Our new mooring at Offenham
On Tuesday, we did very little other than have a couple of walks around Harvington. We were moored in an unusual spot in Harvington as the river was in the middle of private land; consequently, there were no public footpaths nearby. This meant that we didn’t see a soul by the boat all day as no one walked past.
Wednesday was moving day so Buddy and I set off for Offenham straight after breakfast. It was forecast to be sunny all day so I wanted to move before the heat of the day.
First we had to go down Robert Aickman lock. This lock is longer and wider than the others we have been through so far on the Upper Avon. Because it was a large lock it has two paddles on each of the gates. It was also leaking badly so it took ages to get through and to top it all the gates were really heavy for me so I had to be careful not to damage my back again. Buddy still hasn’t learnt how to help!
Going down Robert Aickman lock
Robert Aickman was a stalwart of the inland waterways and campaigned for their restoration against major obstacles put up by the Governments of the time that wanted to close the failed waterways. Also, the public weren’t generally interested in waterways then, so he must have met quite a lot of indifference.
The lock was built in 1982 which was later than the other locks on the Upper Avon which were restored or newly built in the 1970s. They did build one in the 70s here but it was on the site of the original 17th century pound lock and for some reason the foundations caused the lock to slowly collapse. It was restored again and was used as a dry dock for a few years but is now disused again.
The first restored lock at Harvington on top of the 17th century lock’s foundations. Later used as a dry dock and now disused.
We soon arrived at Offenham where there are plenty of moorings by the lock. There is also a boaters’ rubbish point so I moored up and got rid of quite a bit of rubbish that had been piling up. It never ceases to amaze me how much rubbish and recycling we have. Maybe it’s because we are more aware of it as it’s not so easy to dispose of compared with being on land.
The moorings were all empty but I planned to reverse out of the lock cut and cross to the other side of the river where there were moorings provided by the riverside pub.
Rather a welcome sign as it meant we could have a cheeky Wednesday drink
The mooring was great as it was right next to the pub and a little layby for Karen to park in. The picture at the top is looking back up the river from where we had come.

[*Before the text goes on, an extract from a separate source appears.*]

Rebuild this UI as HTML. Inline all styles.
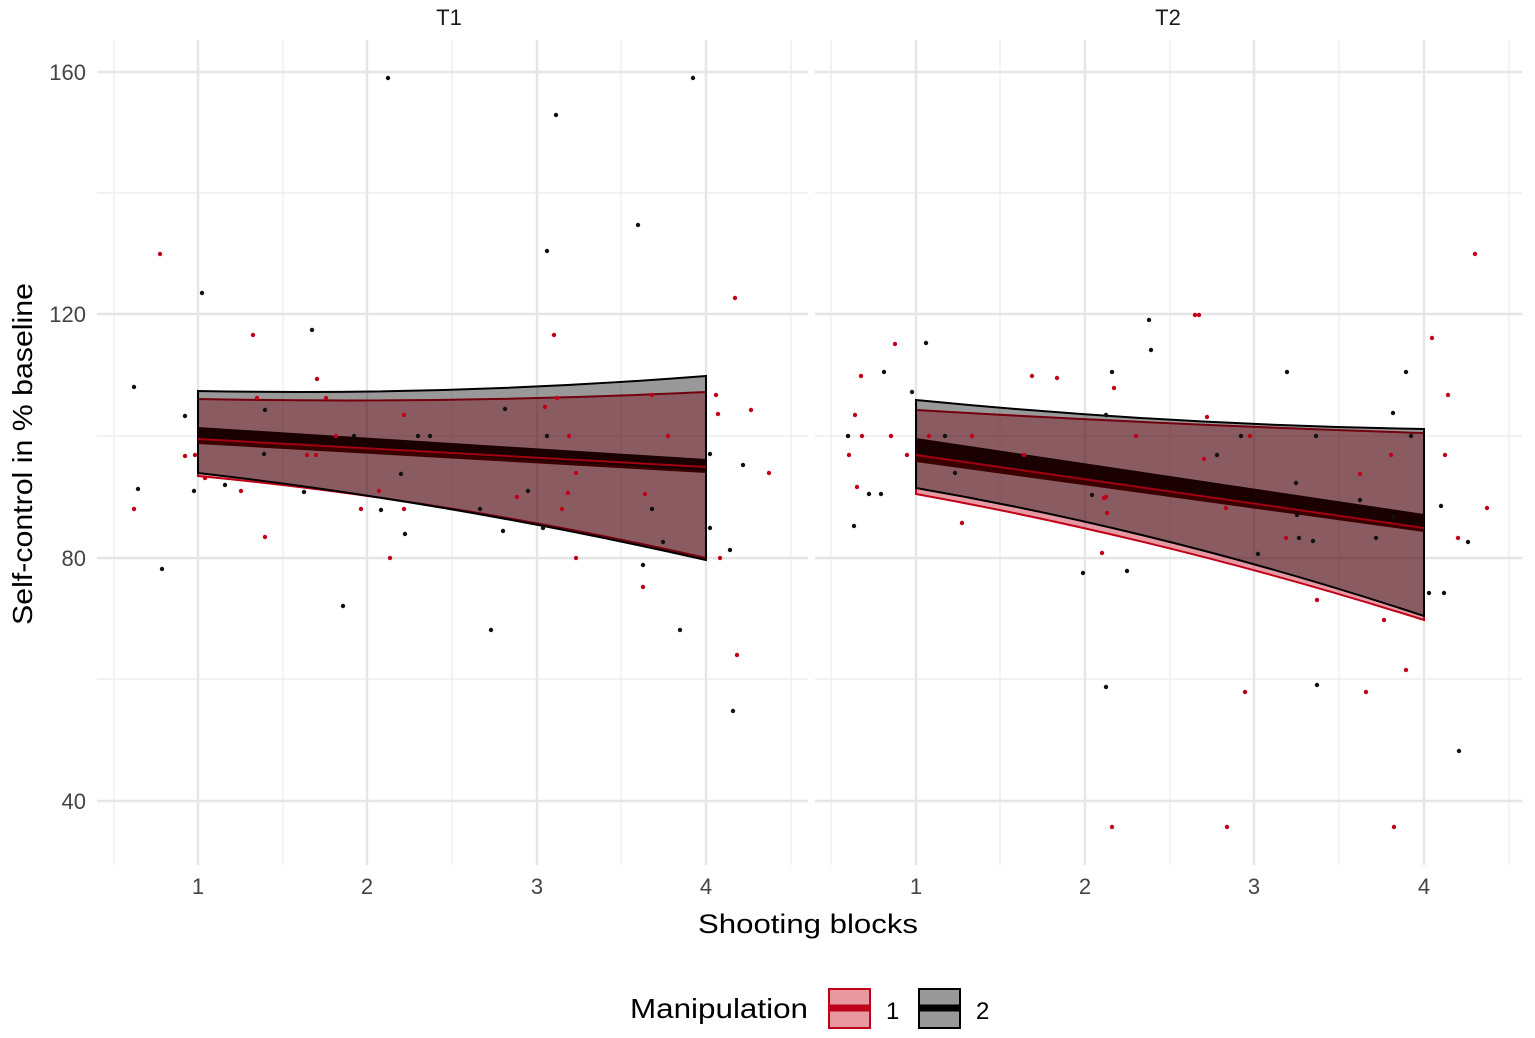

Another view of the mooring – the weir is further down beyond the boom
It is also a good spot for Buddy as it is completely fenced off and only boaters are allowed through the gate so he was able to lay outside without being on a lead. He spent most of the time walking from shade to sun and back again though.
View from the dinette
In the afternoon, we went for a walk up Cleeve Hill and over to the three villages of South, Middle and North Littleton.
Looking over the Vale of Evesham – reminds me of Kent with all the fruit growers although in Kent they are mainly polytunnels rather than glasshouses
When we got back we went to the weir so Buddy could have a drink. He doesn’t normally like going in water but he must have been so hot that he just stood in it for ages.
This weir used to be a ford and the original cobbled bricks can still be seen under the water. After a while Buddy became more confident and decided to learn to swim. I’m convinced he thinks that if his head is underwater then he is swimming.
It really is a lovely spot and I spent a long time on one of our picnic chairs just watching the swallows, swifts and wagtails catching the insects above the water; the odd kingfisher and heron came by too.
When Karen came home we wandered over to the pub for a cheeky Wednesday drink. Actually, it wasn’t cheeky as we had to patronise the pub to use the moorings. When we got back to the boat we sat outside until it was dusk and noticed how the swifts were now flying higher as the insects had risen. They were the only birds still flying and at first glance they looked like bats which remnded us that we have not seen many bats yet this year.